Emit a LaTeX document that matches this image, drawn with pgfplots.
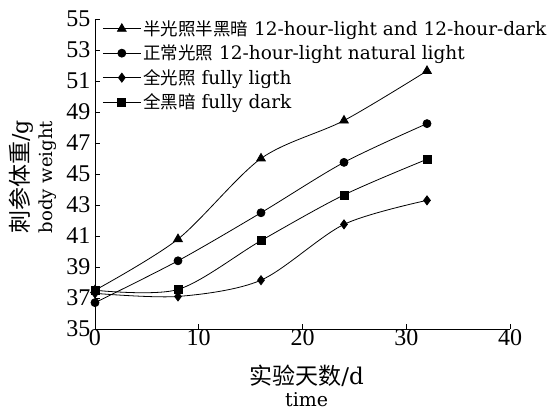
\documentclass[border=0pt]{standalone}
\usepackage{pgfplots}
\pgfplotsset{compat=1.18}
\usepackage{fontspec}
\setmainfont{Liberation Serif}
\newfontfamily\lat{DejaVu Serif}
\newfontfamily\cjk{Noto Sans CJK SC}
\newcommand{\lc}[1]{{\cjk\fontsize{17.5}{20}\selectfont #1}}
\begin{document}
\begin{tikzpicture}
\begin{axis}[
  scale only axis, width=415pt, height=310pt,
  xmin=0, xmax=40, ymin=35, ymax=55,
  xtick={0,10,20,30,40}, ytick={35,37,...,55},
  axis lines=left, axis line style={-, line width=0.8pt},
  tick style={black, line width=0.8pt}, tick align=inside, major tick length=5pt,
  /pgf/number format/assume math mode=true,
  tick label style={font=\fontsize{24}{24}\selectfont},
  xticklabel style={yshift=3pt},
  yticklabel style={xshift=-1pt},
  xlabel={{\cjk\fontsize{23}{23}\selectfont 实验天数}{\lat/d}\\{\lat\fontsize{19}{19}\selectfont time}},
  xlabel style={at={(axis description cs:0.51,-0.185)}, anchor=center, align=center, font=\fontsize{23}{22}\selectfont},
  ylabel={{\cjk\fontsize{23}{23}\selectfont 刺参体重}{\lat/g}\\{\lat\fontsize{18}{18}\selectfont body weight}},
  ylabel style={at={(axis description cs:-0.149,0.49)}, anchor=center, align=center, rotate=0, font=\fontsize{22}{24}\selectfont},
  legend style={at={(axis description cs:0.015,1.005)}, anchor=north west, draw=none, fill=none,
    font=\fontsize{18.5}{20}\selectfont\lat, row sep=4.2pt, inner sep=1pt,
    /tikz/every even column/.append style={column sep=0pt}},
  legend cell align=left,
  legend image code/.code={\draw[mark repeat=2,mark phase=2,#1] plot coordinates {(0pt,0pt)(19pt,0pt)(38pt,0pt)};},
  every axis plot/.append style={black, line width=0.8pt, smooth, tension=0.5},
]
\addplot[mark=triangle*, mark size=5pt] coordinates {(0,37.5) (8,40.8) (16,46.0) (24,48.45) (32,51.65)};
\addlegendentry{\lc{半光照半黑暗} 12-hour-light and 12-hour-dark}
\addplot[mark=*, mark size=4pt] coordinates {(0,36.7) (8,39.4) (16,42.5) (24,45.75) (32,48.25)};
\addlegendentry{\lc{正常光照} 12-hour-light natural light}
\addplot[mark=diamond*, mark size=4.5pt] coordinates {(0,37.3) (8,37.1) (16,38.15) (24,41.75) (32,43.3)};
\addlegendentry{\lc{全光照} fully ligth}
\addplot[mark=square*, mark size=4pt] coordinates {(0,37.5) (8,37.55) (16,40.7) (24,43.65) (32,45.95)};
\addlegendentry{\lc{全黑暗} fully dark}
\end{axis}
\path (current axis.south west) ++(-95pt,-83pt) rectangle ++(551pt,412pt);
\end{tikzpicture}
\end{document}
────
Requirements:
Transcribe the material exactly, leaving every picture out.

Response to the task:
Emit a LaTeX document that matches this image, drawn with pgfplots.
\documentclass[border=0pt]{standalone}
\usepackage{pgfplots}
\pgfplotsset{compat=1.18}
\usepackage{fontspec}
\setmainfont{Liberation Serif}
\newfontfamily\lat{DejaVu Serif}
\newfontfamily\cjk{Noto Sans CJK SC}
\newcommand{\lc}[1]{{\cjk\fontsize{17.5}{20}\selectfont #1}}
\begin{document}
\begin{tikzpicture}
\begin{axis}[
  scale only axis, width=415pt, height=310pt,
  xmin=0, xmax=40, ymin=35, ymax=55,
  xtick={0,10,20,30,40}, ytick={35,37,...,55},
  axis lines=left, axis line style={-, line width=0.8pt},
  tick style={black, line width=0.8pt}, tick align=inside, major tick length=5pt,
  /pgf/number format/assume math mode=true,
  tick label style={font=\fontsize{24}{24}\selectfont},
  xticklabel style={yshift=3pt},
  yticklabel style={xshift=-1pt},
  xlabel={{\cjk\fontsize{23}{23}\selectfont 实验天数}{\lat/d}\\{\lat\fontsize{19}{19}\selectfont time}},
  xlabel style={at={(axis description cs:0.51,-0.185)}, anchor=center, align=center, font=\fontsize{23}{22}\selectfont},
  ylabel={{\cjk\fontsize{23}{23}\selectfont 刺参体重}{\lat/g}\\{\lat\fontsize{18}{18}\selectfont body weight}},
  ylabel style={at={(axis description cs:-0.149,0.49)}, anchor=center, align=center, rotate=0, font=\fontsize{22}{24}\selectfont},
  legend style={at={(axis description cs:0.015,1.005)}, anchor=north west, draw=none, fill=none,
    font=\fontsize{18.5}{20}\selectfont\lat, row sep=4.2pt, inner sep=1pt,
    /tikz/every even column/.append style={column sep=0pt}},
  legend cell align=left,
  legend image code/.code={\draw[mark repeat=2,mark phase=2,#1] plot coordinates {(0pt,0pt)(19pt,0pt)(38pt,0pt)};},
  every axis plot/.append style={black, line width=0.8pt, smooth, tension=0.5},
]
\addplot[mark=triangle*, mark size=5pt] coordinates {(0,37.5) (8,40.8) (16,46.0) (24,48.45) (32,51.65)};
\addlegendentry{\lc{半光照半黑暗} 12-hour-light and 12-hour-dark}
\addplot[mark=*, mark size=4pt] coordinates {(0,36.7) (8,39.4) (16,42.5) (24,45.75) (32,48.25)};
\addlegendentry{\lc{正常光照} 12-hour-light natural light}
\addplot[mark=diamond*, mark size=4.5pt] coordinates {(0,37.3) (8,37.1) (16,38.15) (24,41.75) (32,43.3)};
\addlegendentry{\lc{全光照} fully ligth}
\addplot[mark=square*, mark size=4pt] coordinates {(0,37.5) (8,37.55) (16,40.7) (24,43.65) (32,45.95)};
\addlegendentry{\lc{全黑暗} fully dark}
\end{axis}
\path (current axis.south west) ++(-95pt,-83pt) rectangle ++(551pt,412pt);
\end{tikzpicture}
\end{document}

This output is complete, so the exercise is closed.